樹脂の主成分(モノマー成分)の分析には赤外分光法(IR)・核磁気共鳴法(NMR)・熱分解ガスクロマトグラフ-質量分析法(Py-GC-MS)などが用いられます。主成分の定性・定量に加え、微量モノマー成分や添加物の定性・定量は極めて重要な分析項目です。少量の添加剤を分析するためには、分析対象・樹脂組成に応じて適切な溶剤分別法を選択し、目的成分に応じた機器分析を実施する必要があります。
図1 ポリ塩化ビニルのIRスペクトル
図2 メタクリル酸メチル/スチレン共重合体のPy-GC/MS測定結果
図3 プロピレン/エチレン/ブテン共重合体のスペクトル
種々の溶媒への試料の溶解性のちがいを利用して成分分離を行います。分別を行ったとしても、各画分は複数の成分からなることが多いため、元素分析・IR分析などを併用して評価します。
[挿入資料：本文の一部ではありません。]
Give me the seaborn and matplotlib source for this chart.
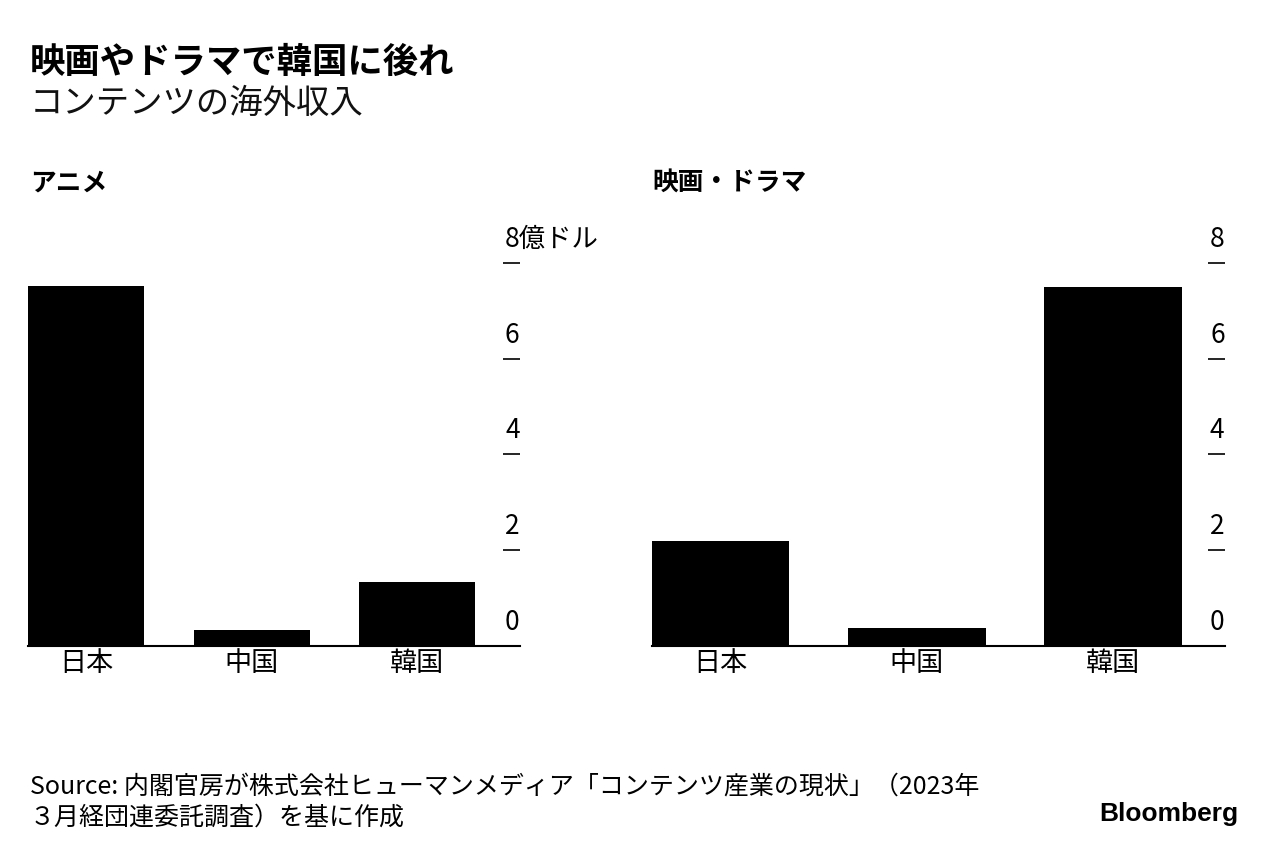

添加物も各フラクションへ順次分別されるので、クロマト分析・金属分析などにより定性・定量を行います。汎用樹脂であるPVCの分別フローの例を示します(図4)。また、弊社のPVC分析の対象となっている添加剤成分の例を表1に示します。スペクトルデータを独自に構築したデータベースと照合することでスピーディに樹脂組成を同定することができます。